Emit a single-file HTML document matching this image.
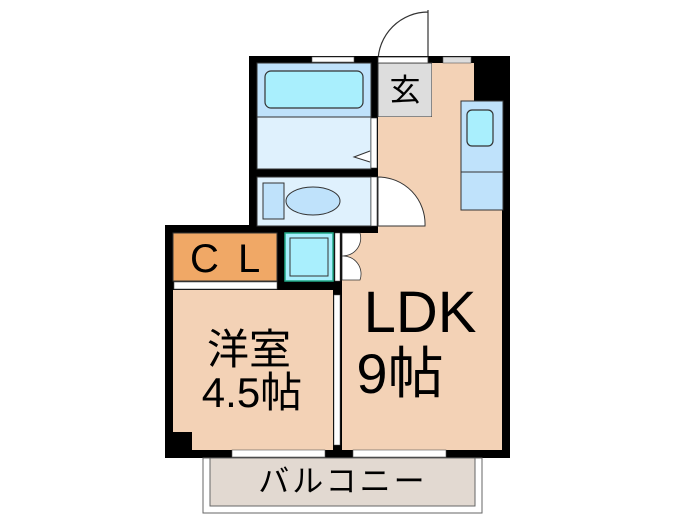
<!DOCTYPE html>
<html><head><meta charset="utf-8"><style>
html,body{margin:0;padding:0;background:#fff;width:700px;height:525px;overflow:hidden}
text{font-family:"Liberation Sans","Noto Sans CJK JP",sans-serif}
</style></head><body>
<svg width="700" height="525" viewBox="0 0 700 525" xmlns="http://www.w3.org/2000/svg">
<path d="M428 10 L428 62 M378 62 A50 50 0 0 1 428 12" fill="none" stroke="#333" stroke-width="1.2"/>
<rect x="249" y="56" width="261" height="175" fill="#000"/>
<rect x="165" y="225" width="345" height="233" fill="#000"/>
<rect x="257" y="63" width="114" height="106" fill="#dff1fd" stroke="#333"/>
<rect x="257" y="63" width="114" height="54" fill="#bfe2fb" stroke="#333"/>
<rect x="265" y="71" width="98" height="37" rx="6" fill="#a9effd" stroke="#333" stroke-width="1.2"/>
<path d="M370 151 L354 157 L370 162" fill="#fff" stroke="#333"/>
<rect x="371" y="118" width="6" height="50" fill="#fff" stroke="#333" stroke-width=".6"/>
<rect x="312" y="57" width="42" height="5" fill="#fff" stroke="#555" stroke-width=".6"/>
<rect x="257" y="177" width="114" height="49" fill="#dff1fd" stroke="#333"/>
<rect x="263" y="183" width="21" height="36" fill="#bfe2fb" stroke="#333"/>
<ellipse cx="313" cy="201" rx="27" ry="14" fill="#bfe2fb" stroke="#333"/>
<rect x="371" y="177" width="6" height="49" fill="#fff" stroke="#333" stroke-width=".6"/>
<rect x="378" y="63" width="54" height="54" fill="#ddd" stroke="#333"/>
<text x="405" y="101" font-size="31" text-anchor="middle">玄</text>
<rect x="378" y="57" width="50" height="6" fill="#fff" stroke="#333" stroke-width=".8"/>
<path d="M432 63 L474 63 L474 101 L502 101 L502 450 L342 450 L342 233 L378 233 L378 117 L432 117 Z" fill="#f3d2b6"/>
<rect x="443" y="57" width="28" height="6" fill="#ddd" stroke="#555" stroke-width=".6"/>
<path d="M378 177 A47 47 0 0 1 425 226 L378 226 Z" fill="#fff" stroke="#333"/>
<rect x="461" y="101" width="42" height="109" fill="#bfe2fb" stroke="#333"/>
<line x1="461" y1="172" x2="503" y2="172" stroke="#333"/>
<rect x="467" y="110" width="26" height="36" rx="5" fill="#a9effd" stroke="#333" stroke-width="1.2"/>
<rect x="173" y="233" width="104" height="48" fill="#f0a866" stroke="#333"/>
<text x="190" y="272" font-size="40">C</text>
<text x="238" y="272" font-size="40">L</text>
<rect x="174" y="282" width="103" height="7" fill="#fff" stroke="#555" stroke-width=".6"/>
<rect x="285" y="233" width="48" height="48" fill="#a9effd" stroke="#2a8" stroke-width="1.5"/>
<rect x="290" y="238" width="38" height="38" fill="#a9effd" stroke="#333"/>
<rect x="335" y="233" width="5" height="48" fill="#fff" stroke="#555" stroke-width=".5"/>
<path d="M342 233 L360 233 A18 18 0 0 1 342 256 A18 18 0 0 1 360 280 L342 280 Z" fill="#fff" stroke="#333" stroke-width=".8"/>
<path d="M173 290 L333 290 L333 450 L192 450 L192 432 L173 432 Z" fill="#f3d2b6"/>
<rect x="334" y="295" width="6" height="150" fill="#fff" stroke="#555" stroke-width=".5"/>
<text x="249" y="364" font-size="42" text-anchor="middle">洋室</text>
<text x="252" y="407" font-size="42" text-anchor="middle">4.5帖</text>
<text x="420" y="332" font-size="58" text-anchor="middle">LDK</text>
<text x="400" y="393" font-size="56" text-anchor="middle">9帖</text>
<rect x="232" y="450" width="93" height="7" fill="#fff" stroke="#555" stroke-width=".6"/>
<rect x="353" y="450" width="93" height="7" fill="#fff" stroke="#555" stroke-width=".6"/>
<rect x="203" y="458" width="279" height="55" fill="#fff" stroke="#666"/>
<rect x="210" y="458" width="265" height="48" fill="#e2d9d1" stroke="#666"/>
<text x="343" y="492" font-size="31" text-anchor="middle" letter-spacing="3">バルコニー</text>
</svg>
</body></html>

JOB -> Send back the data above word for word, with the pictures left out.

REPLY TO THE TASK ->
Emit a single-file HTML document matching this image.
<!DOCTYPE html>
<html><head><meta charset="utf-8"><style>
html,body{margin:0;padding:0;background:#fff;width:700px;height:525px;overflow:hidden}
text{font-family:"Liberation Sans","Noto Sans CJK JP",sans-serif}
</style></head><body>
<svg width="700" height="525" viewBox="0 0 700 525" xmlns="http://www.w3.org/2000/svg">
<path d="M428 10 L428 62 M378 62 A50 50 0 0 1 428 12" fill="none" stroke="#333" stroke-width="1.2"/>
<rect x="249" y="56" width="261" height="175" fill="#000"/>
<rect x="165" y="225" width="345" height="233" fill="#000"/>
<rect x="257" y="63" width="114" height="106" fill="#dff1fd" stroke="#333"/>
<rect x="257" y="63" width="114" height="54" fill="#bfe2fb" stroke="#333"/>
<rect x="265" y="71" width="98" height="37" rx="6" fill="#a9effd" stroke="#333" stroke-width="1.2"/>
<path d="M370 151 L354 157 L370 162" fill="#fff" stroke="#333"/>
<rect x="371" y="118" width="6" height="50" fill="#fff" stroke="#333" stroke-width=".6"/>
<rect x="312" y="57" width="42" height="5" fill="#fff" stroke="#555" stroke-width=".6"/>
<rect x="257" y="177" width="114" height="49" fill="#dff1fd" stroke="#333"/>
<rect x="263" y="183" width="21" height="36" fill="#bfe2fb" stroke="#333"/>
<ellipse cx="313" cy="201" rx="27" ry="14" fill="#bfe2fb" stroke="#333"/>
<rect x="371" y="177" width="6" height="49" fill="#fff" stroke="#333" stroke-width=".6"/>
<rect x="378" y="63" width="54" height="54" fill="#ddd" stroke="#333"/>
<text x="405" y="101" font-size="31" text-anchor="middle">玄</text>
<rect x="378" y="57" width="50" height="6" fill="#fff" stroke="#333" stroke-width=".8"/>
<path d="M432 63 L474 63 L474 101 L502 101 L502 450 L342 450 L342 233 L378 233 L378 117 L432 117 Z" fill="#f3d2b6"/>
<rect x="443" y="57" width="28" height="6" fill="#ddd" stroke="#555" stroke-width=".6"/>
<path d="M378 177 A47 47 0 0 1 425 226 L378 226 Z" fill="#fff" stroke="#333"/>
<rect x="461" y="101" width="42" height="109" fill="#bfe2fb" stroke="#333"/>
<line x1="461" y1="172" x2="503" y2="172" stroke="#333"/>
<rect x="467" y="110" width="26" height="36" rx="5" fill="#a9effd" stroke="#333" stroke-width="1.2"/>
<rect x="173" y="233" width="104" height="48" fill="#f0a866" stroke="#333"/>
<text x="190" y="272" font-size="40">C</text>
<text x="238" y="272" font-size="40">L</text>
<rect x="174" y="282" width="103" height="7" fill="#fff" stroke="#555" stroke-width=".6"/>
<rect x="285" y="233" width="48" height="48" fill="#a9effd" stroke="#2a8" stroke-width="1.5"/>
<rect x="290" y="238" width="38" height="38" fill="#a9effd" stroke="#333"/>
<rect x="335" y="233" width="5" height="48" fill="#fff" stroke="#555" stroke-width=".5"/>
<path d="M342 233 L360 233 A18 18 0 0 1 342 256 A18 18 0 0 1 360 280 L342 280 Z" fill="#fff" stroke="#333" stroke-width=".8"/>
<path d="M173 290 L333 290 L333 450 L192 450 L192 432 L173 432 Z" fill="#f3d2b6"/>
<rect x="334" y="295" width="6" height="150" fill="#fff" stroke="#555" stroke-width=".5"/>
<text x="249" y="364" font-size="42" text-anchor="middle">洋室</text>
<text x="252" y="407" font-size="42" text-anchor="middle">4.5帖</text>
<text x="420" y="332" font-size="58" text-anchor="middle">LDK</text>
<text x="400" y="393" font-size="56" text-anchor="middle">9帖</text>
<rect x="232" y="450" width="93" height="7" fill="#fff" stroke="#555" stroke-width=".6"/>
<rect x="353" y="450" width="93" height="7" fill="#fff" stroke="#555" stroke-width=".6"/>
<rect x="203" y="458" width="279" height="55" fill="#fff" stroke="#666"/>
<rect x="210" y="458" width="265" height="48" fill="#e2d9d1" stroke="#666"/>
<text x="343" y="492" font-size="31" text-anchor="middle" letter-spacing="3">バルコニー</text>
</svg>
</body></html>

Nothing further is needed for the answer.